Château Montrose 2018

Review of the Estate

Chateau Montrose began as a plot of heather-covered land that was bequeathed to Thèodore Dumoulin by his father Etienne. The land at Chateau Montrose was originally part of the Calon-Sègur estate that Etienne acquired in 1778. By 1820, Thèodore had constructed a small chateau and vine plantings were already underway. Eventually the area was split from the greater Calon-Sègur estate and was renamed as Montrose-Sègur. By 1855 it had expanded to 50 hectares and was known simply as Chateau Montrose. At this point it was also classified as a deuxième cru (Second Growth).

Eventually Chateau Montrose was sold to M. Mathieu Dolfus, shortly after the passing of Thèodore. Under Dolfus, the cellars at Chateau Montrose were greatly expanded and he invested heavily in estate developments and infrastructure. This included the creation of a programme that provided benefits for vineyard workers and the construction of a small railway to transport wine from Chateau Montrose down to the riverside.

Soon after Dolfus passed away, in 1896 Chateau Montrose came into the ownership of the Charmolue family, who safely shepherded the chateau through the phylloxera epidemic and two World Wars, including the recovery process after the estate suffered bomb damage in WWII.

In 2006 Chateau Montrose was purchased from the Charmolue family by brothers Martin & Olivier Bouygues and they remain the current owners.

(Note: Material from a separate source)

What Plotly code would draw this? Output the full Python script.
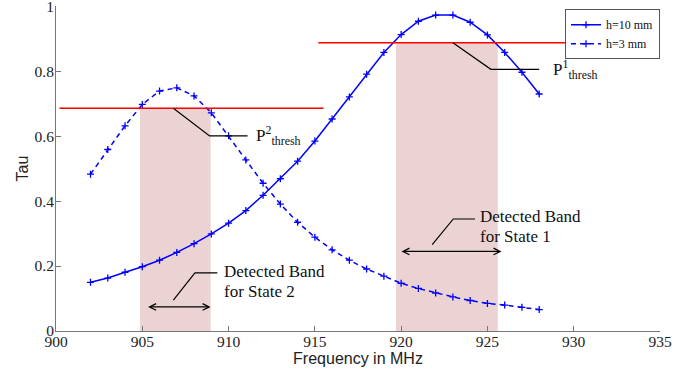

However, in recognition of the important role that the Charmolue family played in the history of Chateau Montrose, the name of the estate's second wine, La Dame de Montrose (named for Yvonne Charmolue, who ran the estate from 1944 to 1960) remains unchanged.

Vineyard

Surface area: 169.2 acres

Grape Varieties: 65% Cabernet Sauvignon, 25% Merlot, 8% Cabernet Franc and 2% Petit Verdot

Average age of vines: 43 years

Density of plantation: 9,000 vines per hectare

Average yields: 42 hectoliters per hectare

Average cases produced: 16,500 per year

Plateau of maturity: 3 - 25 years post-1970, 15 - 25 years pre-1970

Château Montrose 2018 Reviews / Tasting Notes

Lisa Perrotti-Brown - The Wine Advocate
Point Score: 98+
The 2018 Montrose is a blend of 72% Cabernet Sauvignon, 20% Merlot, 6% Cabernet Franc and 2% Petit Verdot. Very deep garnet-purple in color, it needs a good amount of air to unlock the vibrant scents of crushed blackberries, preserved plums and cassis with suggestions of star anise, cedar chest, underbrush, Indian spices and iron ore, plus an emerging waft of violets. The full-bodied palate features the most exquisitely ripe tannins, offering a rock-solid backbone with tons of freshness lifting the taut, muscular fruit, finishing long and mineral laced. Going back to this wine over a period of hours and then days further reveals a Montrose of great opulence, richness and depth. Incidentally, the IPT level this year is 82, which indicates a very high level of tannins, and yet they are so, so ripe. The alcohol is around 14.5%. But sit back, close your eyes and forget the numbers-this is pure hedonism in its youth with a fantastic 40+ years of cellaring ahead of it, during the course of which do not be at all surprised if you are blown away by a three-digit experience.

Decanter
Point Score: 97
This is wonderfully rich, with the precision of 2016 but the seductive quality of 2009. It feels architectural in the way that truly great vintages do in the Medoc, and it seems to have consumed its alcohol rather effortlessly. There's plenty of liquorice and exuberant but well buttoned-down brushed damson and cassis pit notes that maintain the signature of Montrose. You can see the concentration in the legs and in the depth of the colour. 20% press wine was added, which is typical here, but the vintage yielded an extremely low 25hl/ha, due partly to drought, partly to mildew and partly to coulure - with drought accounting for most of that/ The Cabernets were affected more than the Merlots because of the later harvesting (which ran from 17 September to 5 October), which meant careful sorting was essential. A good 3.7pH has definitely helped it maintain its balance and sense of minerality, but for me the 2016 remains the one to beat. 2% Petit Verdot makes up the blend. Phenolic count of 81IPT.

James Suckling
Point Score: 98
Purity and beauty on the nose with blackberry, blueberry, raspberry, crushed-stone and violet character. A full-bodied red with masses of polished tannins and intense flavors of currants and blackberries. Juicy finish. Super depth to this. Goes on for minutes. Try after 2027.